### What is being asked
Everything in the listing except the pictures should be written out exactly.

### Data provided
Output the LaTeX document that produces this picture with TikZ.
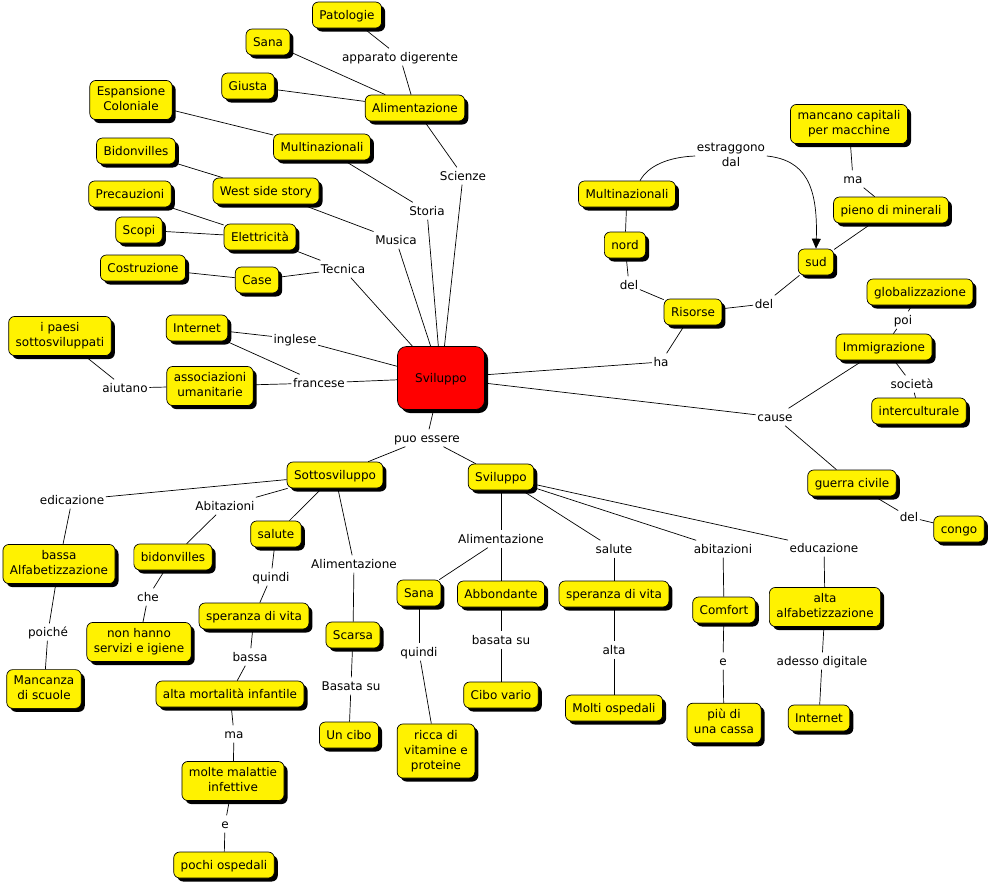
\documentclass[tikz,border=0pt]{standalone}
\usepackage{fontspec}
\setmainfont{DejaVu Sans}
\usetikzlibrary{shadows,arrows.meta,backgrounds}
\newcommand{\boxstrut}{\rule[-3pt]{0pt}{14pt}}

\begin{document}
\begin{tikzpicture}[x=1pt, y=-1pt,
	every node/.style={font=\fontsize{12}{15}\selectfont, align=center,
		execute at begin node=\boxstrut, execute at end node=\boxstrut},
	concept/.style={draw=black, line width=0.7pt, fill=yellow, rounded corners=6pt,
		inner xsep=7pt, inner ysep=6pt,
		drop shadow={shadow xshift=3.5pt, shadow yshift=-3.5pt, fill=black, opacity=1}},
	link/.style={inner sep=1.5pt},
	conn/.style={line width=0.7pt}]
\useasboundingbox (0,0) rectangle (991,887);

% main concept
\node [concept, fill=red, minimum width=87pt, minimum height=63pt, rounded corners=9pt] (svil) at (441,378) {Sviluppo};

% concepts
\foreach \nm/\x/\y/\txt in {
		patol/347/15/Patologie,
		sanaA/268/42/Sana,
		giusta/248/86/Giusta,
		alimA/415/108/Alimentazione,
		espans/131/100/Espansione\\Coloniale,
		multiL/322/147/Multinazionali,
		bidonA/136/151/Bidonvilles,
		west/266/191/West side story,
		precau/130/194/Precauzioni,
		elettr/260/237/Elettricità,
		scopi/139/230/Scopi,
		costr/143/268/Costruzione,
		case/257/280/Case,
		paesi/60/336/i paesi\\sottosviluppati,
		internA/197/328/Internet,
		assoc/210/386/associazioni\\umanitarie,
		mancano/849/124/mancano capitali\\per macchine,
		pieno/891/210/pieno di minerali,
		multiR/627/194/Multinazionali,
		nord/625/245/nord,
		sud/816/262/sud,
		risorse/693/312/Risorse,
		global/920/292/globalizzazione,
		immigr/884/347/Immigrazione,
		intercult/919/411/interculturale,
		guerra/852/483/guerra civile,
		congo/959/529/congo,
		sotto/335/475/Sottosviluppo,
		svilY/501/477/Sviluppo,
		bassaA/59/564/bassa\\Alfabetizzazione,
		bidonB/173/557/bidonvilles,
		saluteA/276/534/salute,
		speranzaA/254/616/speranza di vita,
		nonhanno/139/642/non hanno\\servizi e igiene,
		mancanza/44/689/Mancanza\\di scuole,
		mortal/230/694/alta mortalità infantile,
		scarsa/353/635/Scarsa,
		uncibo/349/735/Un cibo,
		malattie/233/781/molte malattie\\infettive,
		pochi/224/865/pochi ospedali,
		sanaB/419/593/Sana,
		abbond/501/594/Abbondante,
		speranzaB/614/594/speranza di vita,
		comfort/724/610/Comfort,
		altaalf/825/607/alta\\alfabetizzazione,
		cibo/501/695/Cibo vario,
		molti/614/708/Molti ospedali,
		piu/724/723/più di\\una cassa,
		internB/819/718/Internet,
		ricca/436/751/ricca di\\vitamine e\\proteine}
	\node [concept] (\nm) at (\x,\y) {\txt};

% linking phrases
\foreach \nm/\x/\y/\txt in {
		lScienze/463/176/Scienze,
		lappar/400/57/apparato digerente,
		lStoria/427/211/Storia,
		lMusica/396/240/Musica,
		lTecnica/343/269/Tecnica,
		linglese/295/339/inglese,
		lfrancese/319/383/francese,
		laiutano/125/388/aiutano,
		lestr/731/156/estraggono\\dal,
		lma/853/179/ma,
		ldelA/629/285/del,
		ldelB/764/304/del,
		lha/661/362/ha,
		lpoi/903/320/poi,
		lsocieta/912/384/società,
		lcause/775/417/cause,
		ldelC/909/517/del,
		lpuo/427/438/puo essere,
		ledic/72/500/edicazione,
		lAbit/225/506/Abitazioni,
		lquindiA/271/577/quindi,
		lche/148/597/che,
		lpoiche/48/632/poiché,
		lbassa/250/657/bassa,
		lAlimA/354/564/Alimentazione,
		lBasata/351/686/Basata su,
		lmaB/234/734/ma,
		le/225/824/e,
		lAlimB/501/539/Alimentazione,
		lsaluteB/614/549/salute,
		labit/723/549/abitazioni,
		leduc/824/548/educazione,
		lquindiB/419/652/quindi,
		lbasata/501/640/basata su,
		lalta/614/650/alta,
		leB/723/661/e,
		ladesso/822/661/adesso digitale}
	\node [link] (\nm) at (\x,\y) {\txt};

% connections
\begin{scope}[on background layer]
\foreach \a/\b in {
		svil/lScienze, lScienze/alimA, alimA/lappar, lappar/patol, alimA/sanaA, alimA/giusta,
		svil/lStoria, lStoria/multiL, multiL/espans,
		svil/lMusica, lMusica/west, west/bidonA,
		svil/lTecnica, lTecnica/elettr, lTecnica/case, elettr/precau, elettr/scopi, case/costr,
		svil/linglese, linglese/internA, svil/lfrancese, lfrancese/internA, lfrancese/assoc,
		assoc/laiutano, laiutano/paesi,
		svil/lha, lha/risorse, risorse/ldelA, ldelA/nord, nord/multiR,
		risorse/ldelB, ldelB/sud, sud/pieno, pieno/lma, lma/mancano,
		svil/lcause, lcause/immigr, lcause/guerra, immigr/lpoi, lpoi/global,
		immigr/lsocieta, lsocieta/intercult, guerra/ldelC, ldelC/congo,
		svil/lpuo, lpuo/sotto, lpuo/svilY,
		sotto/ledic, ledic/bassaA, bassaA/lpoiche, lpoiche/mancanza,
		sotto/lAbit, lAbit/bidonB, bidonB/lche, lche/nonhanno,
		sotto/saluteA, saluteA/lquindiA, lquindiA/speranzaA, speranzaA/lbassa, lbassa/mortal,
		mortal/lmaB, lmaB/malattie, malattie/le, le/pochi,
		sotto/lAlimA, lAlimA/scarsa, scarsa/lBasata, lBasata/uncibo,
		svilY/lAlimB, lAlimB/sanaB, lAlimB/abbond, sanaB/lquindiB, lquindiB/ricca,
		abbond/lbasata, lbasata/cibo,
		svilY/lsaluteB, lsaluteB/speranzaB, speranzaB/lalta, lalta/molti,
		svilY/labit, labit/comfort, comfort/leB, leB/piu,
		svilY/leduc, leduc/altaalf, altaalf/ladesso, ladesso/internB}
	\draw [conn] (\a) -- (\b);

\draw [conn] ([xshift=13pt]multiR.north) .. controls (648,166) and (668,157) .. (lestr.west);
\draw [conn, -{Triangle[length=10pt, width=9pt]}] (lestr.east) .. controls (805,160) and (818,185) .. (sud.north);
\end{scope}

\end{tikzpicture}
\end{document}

### Final result
Output the LaTeX document that produces this picture with TikZ.
\documentclass[tikz,border=0pt]{standalone}
\usepackage{fontspec}
\setmainfont{DejaVu Sans}
\usetikzlibrary{shadows,arrows.meta,backgrounds}
\newcommand{\boxstrut}{\rule[-3pt]{0pt}{14pt}}

\begin{document}
\begin{tikzpicture}[x=1pt, y=-1pt,
	every node/.style={font=\fontsize{12}{15}\selectfont, align=center,
		execute at begin node=\boxstrut, execute at end node=\boxstrut},
	concept/.style={draw=black, line width=0.7pt, fill=yellow, rounded corners=6pt,
		inner xsep=7pt, inner ysep=6pt,
		drop shadow={shadow xshift=3.5pt, shadow yshift=-3.5pt, fill=black, opacity=1}},
	link/.style={inner sep=1.5pt},
	conn/.style={line width=0.7pt}]
\useasboundingbox (0,0) rectangle (991,887);

% main concept
\node [concept, fill=red, minimum width=87pt, minimum height=63pt, rounded corners=9pt] (svil) at (441,378) {Sviluppo};

% concepts
\foreach \nm/\x/\y/\txt in {
		patol/347/15/Patologie,
		sanaA/268/42/Sana,
		giusta/248/86/Giusta,
		alimA/415/108/Alimentazione,
		espans/131/100/Espansione\\Coloniale,
		multiL/322/147/Multinazionali,
		bidonA/136/151/Bidonvilles,
		west/266/191/West side story,
		precau/130/194/Precauzioni,
		elettr/260/237/Elettricità,
		scopi/139/230/Scopi,
		costr/143/268/Costruzione,
		case/257/280/Case,
		paesi/60/336/i paesi\\sottosviluppati,
		internA/197/328/Internet,
		assoc/210/386/associazioni\\umanitarie,
		mancano/849/124/mancano capitali\\per macchine,
		pieno/891/210/pieno di minerali,
		multiR/627/194/Multinazionali,
		nord/625/245/nord,
		sud/816/262/sud,
		risorse/693/312/Risorse,
		global/920/292/globalizzazione,
		immigr/884/347/Immigrazione,
		intercult/919/411/interculturale,
		guerra/852/483/guerra civile,
		congo/959/529/congo,
		sotto/335/475/Sottosviluppo,
		svilY/501/477/Sviluppo,
		bassaA/59/564/bassa\\Alfabetizzazione,
		bidonB/173/557/bidonvilles,
		saluteA/276/534/salute,
		speranzaA/254/616/speranza di vita,
		nonhanno/139/642/non hanno\\servizi e igiene,
		mancanza/44/689/Mancanza\\di scuole,
		mortal/230/694/alta mortalità infantile,
		scarsa/353/635/Scarsa,
		uncibo/349/735/Un cibo,
		malattie/233/781/molte malattie\\infettive,
		pochi/224/865/pochi ospedali,
		sanaB/419/593/Sana,
		abbond/501/594/Abbondante,
		speranzaB/614/594/speranza di vita,
		comfort/724/610/Comfort,
		altaalf/825/607/alta\\alfabetizzazione,
		cibo/501/695/Cibo vario,
		molti/614/708/Molti ospedali,
		piu/724/723/più di\\una cassa,
		internB/819/718/Internet,
		ricca/436/751/ricca di\\vitamine e\\proteine}
	\node [concept] (\nm) at (\x,\y) {\txt};

% linking phrases
\foreach \nm/\x/\y/\txt in {
		lScienze/463/176/Scienze,
		lappar/400/57/apparato digerente,
		lStoria/427/211/Storia,
		lMusica/396/240/Musica,
		lTecnica/343/269/Tecnica,
		linglese/295/339/inglese,
		lfrancese/319/383/francese,
		laiutano/125/388/aiutano,
		lestr/731/156/estraggono\\dal,
		lma/853/179/ma,
		ldelA/629/285/del,
		ldelB/764/304/del,
		lha/661/362/ha,
		lpoi/903/320/poi,
		lsocieta/912/384/società,
		lcause/775/417/cause,
		ldelC/909/517/del,
		lpuo/427/438/puo essere,
		ledic/72/500/edicazione,
		lAbit/225/506/Abitazioni,
		lquindiA/271/577/quindi,
		lche/148/597/che,
		lpoiche/48/632/poiché,
		lbassa/250/657/bassa,
		lAlimA/354/564/Alimentazione,
		lBasata/351/686/Basata su,
		lmaB/234/734/ma,
		le/225/824/e,
		lAlimB/501/539/Alimentazione,
		lsaluteB/614/549/salute,
		labit/723/549/abitazioni,
		leduc/824/548/educazione,
		lquindiB/419/652/quindi,
		lbasata/501/640/basata su,
		lalta/614/650/alta,
		leB/723/661/e,
		ladesso/822/661/adesso digitale}
	\node [link] (\nm) at (\x,\y) {\txt};

% connections
\begin{scope}[on background layer]
\foreach \a/\b in {
		svil/lScienze, lScienze/alimA, alimA/lappar, lappar/patol, alimA/sanaA, alimA/giusta,
		svil/lStoria, lStoria/multiL, multiL/espans,
		svil/lMusica, lMusica/west, west/bidonA,
		svil/lTecnica, lTecnica/elettr, lTecnica/case, elettr/precau, elettr/scopi, case/costr,
		svil/linglese, linglese/internA, svil/lfrancese, lfrancese/internA, lfrancese/assoc,
		assoc/laiutano, laiutano/paesi,
		svil/lha, lha/risorse, risorse/ldelA, ldelA/nord, nord/multiR,
		risorse/ldelB, ldelB/sud, sud/pieno, pieno/lma, lma/mancano,
		svil/lcause, lcause/immigr, lcause/guerra, immigr/lpoi, lpoi/global,
		immigr/lsocieta, lsocieta/intercult, guerra/ldelC, ldelC/congo,
		svil/lpuo, lpuo/sotto, lpuo/svilY,
		sotto/ledic, ledic/bassaA, bassaA/lpoiche, lpoiche/mancanza,
		sotto/lAbit, lAbit/bidonB, bidonB/lche, lche/nonhanno,
		sotto/saluteA, saluteA/lquindiA, lquindiA/speranzaA, speranzaA/lbassa, lbassa/mortal,
		mortal/lmaB, lmaB/malattie, malattie/le, le/pochi,
		sotto/lAlimA, lAlimA/scarsa, scarsa/lBasata, lBasata/uncibo,
		svilY/lAlimB, lAlimB/sanaB, lAlimB/abbond, sanaB/lquindiB, lquindiB/ricca,
		abbond/lbasata, lbasata/cibo,
		svilY/lsaluteB, lsaluteB/speranzaB, speranzaB/lalta, lalta/molti,
		svilY/labit, labit/comfort, comfort/leB, leB/piu,
		svilY/leduc, leduc/altaalf, altaalf/ladesso, ladesso/internB}
	\draw [conn] (\a) -- (\b);

\draw [conn] ([xshift=13pt]multiR.north) .. controls (648,166) and (668,157) .. (lestr.west);
\draw [conn, -{Triangle[length=10pt, width=9pt]}] (lestr.east) .. controls (805,160) and (818,185) .. (sud.north);
\end{scope}

\end{tikzpicture}
\end{document}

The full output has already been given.